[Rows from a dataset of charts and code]

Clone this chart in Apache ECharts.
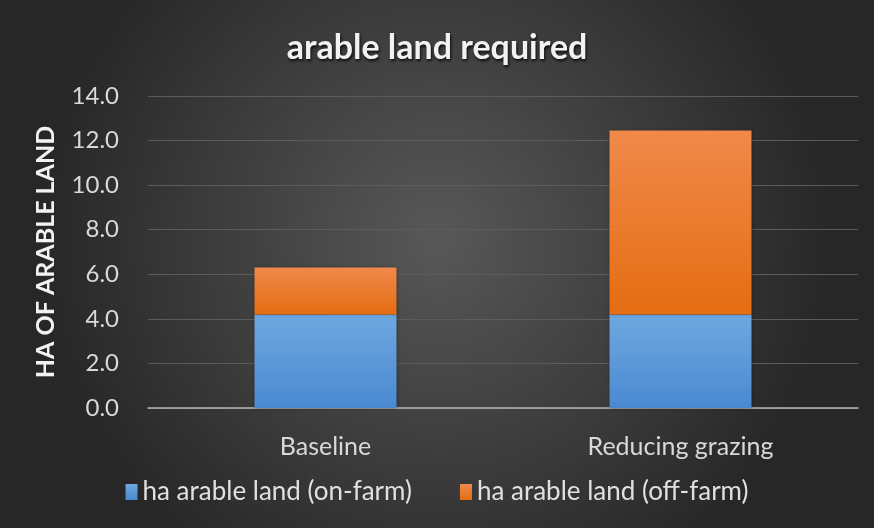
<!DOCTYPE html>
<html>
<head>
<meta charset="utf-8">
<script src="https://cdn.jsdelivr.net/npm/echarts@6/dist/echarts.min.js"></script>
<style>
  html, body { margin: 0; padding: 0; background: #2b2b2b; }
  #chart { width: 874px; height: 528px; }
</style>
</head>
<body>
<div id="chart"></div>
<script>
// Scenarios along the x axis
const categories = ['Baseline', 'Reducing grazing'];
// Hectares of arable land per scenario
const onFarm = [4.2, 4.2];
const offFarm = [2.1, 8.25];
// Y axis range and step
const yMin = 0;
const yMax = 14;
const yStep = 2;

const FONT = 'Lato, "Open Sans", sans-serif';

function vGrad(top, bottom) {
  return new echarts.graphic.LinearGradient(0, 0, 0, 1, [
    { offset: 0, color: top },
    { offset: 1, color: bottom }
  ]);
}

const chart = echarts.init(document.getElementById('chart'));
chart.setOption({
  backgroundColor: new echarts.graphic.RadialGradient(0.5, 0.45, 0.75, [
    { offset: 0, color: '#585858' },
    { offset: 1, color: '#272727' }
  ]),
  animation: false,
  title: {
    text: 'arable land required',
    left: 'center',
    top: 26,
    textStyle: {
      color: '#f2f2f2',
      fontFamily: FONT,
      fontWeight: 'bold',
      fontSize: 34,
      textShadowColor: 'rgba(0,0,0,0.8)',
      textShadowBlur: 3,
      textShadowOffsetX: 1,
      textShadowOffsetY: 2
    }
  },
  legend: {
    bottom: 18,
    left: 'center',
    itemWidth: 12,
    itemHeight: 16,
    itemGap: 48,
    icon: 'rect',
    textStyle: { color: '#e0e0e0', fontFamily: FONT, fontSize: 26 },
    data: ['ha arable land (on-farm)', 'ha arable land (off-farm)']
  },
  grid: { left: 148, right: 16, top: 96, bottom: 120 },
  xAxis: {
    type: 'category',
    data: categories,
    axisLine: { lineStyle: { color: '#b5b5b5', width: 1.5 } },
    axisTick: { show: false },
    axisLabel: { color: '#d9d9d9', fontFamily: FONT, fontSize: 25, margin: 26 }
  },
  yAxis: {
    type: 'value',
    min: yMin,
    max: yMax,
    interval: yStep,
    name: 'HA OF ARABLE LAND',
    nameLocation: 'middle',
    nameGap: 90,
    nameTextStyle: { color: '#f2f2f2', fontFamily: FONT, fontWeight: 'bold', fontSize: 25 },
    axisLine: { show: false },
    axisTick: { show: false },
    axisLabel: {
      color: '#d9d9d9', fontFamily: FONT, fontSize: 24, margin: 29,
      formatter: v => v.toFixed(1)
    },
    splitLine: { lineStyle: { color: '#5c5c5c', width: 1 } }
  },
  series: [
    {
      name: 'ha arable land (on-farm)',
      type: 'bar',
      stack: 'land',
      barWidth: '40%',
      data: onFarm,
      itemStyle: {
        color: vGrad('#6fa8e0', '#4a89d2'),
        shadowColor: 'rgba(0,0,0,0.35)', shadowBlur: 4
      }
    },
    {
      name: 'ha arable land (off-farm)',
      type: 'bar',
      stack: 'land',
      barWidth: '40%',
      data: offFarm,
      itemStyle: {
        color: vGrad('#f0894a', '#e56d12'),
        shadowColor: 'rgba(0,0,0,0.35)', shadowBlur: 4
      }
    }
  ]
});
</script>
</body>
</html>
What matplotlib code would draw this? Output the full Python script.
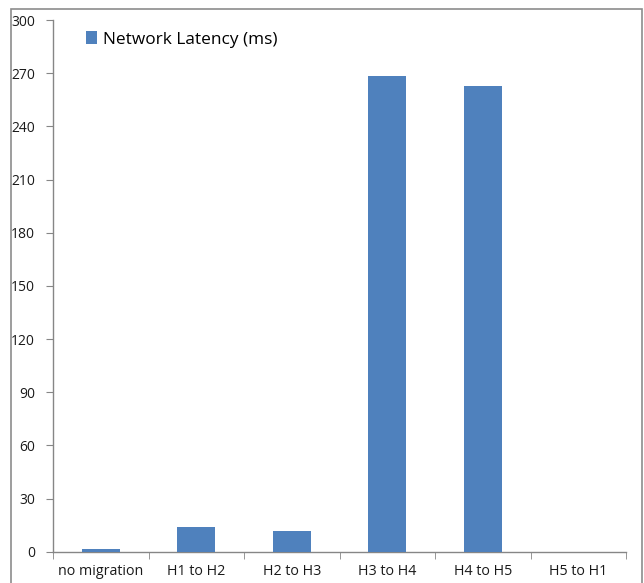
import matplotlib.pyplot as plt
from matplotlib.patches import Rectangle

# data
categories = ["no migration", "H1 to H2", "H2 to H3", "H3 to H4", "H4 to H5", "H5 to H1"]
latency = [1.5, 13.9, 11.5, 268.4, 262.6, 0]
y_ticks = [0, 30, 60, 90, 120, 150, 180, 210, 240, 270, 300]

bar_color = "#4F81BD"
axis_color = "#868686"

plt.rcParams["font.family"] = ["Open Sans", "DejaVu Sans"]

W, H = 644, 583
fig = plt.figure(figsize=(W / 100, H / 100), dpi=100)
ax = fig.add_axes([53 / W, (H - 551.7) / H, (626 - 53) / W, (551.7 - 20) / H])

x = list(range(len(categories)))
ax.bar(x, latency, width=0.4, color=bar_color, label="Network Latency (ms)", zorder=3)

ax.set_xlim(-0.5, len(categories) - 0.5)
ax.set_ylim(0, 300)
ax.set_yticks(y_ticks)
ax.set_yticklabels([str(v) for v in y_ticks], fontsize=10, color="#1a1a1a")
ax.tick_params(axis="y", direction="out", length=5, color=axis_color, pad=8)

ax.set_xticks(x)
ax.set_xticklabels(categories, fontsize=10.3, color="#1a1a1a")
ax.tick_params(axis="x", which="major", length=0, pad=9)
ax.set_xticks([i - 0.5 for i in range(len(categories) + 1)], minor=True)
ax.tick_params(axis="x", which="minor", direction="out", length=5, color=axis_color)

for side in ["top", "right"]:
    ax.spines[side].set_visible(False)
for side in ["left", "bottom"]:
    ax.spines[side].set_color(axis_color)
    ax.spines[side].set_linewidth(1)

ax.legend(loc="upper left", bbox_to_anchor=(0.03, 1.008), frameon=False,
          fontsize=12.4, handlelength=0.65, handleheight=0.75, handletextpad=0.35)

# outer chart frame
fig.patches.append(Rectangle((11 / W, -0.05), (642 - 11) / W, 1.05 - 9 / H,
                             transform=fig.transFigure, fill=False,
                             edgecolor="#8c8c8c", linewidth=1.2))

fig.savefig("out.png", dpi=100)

Required work:
Using the data above, extract exactly the lines from the one containing "What matplotlib code" through the one containing "from matplotlib.patches import Rectangle". Pictures are left out.

Solution to the exercise:
What matplotlib code would draw this? Output the full Python script.
import matplotlib.pyplot as plt
from matplotlib.patches import Rectangle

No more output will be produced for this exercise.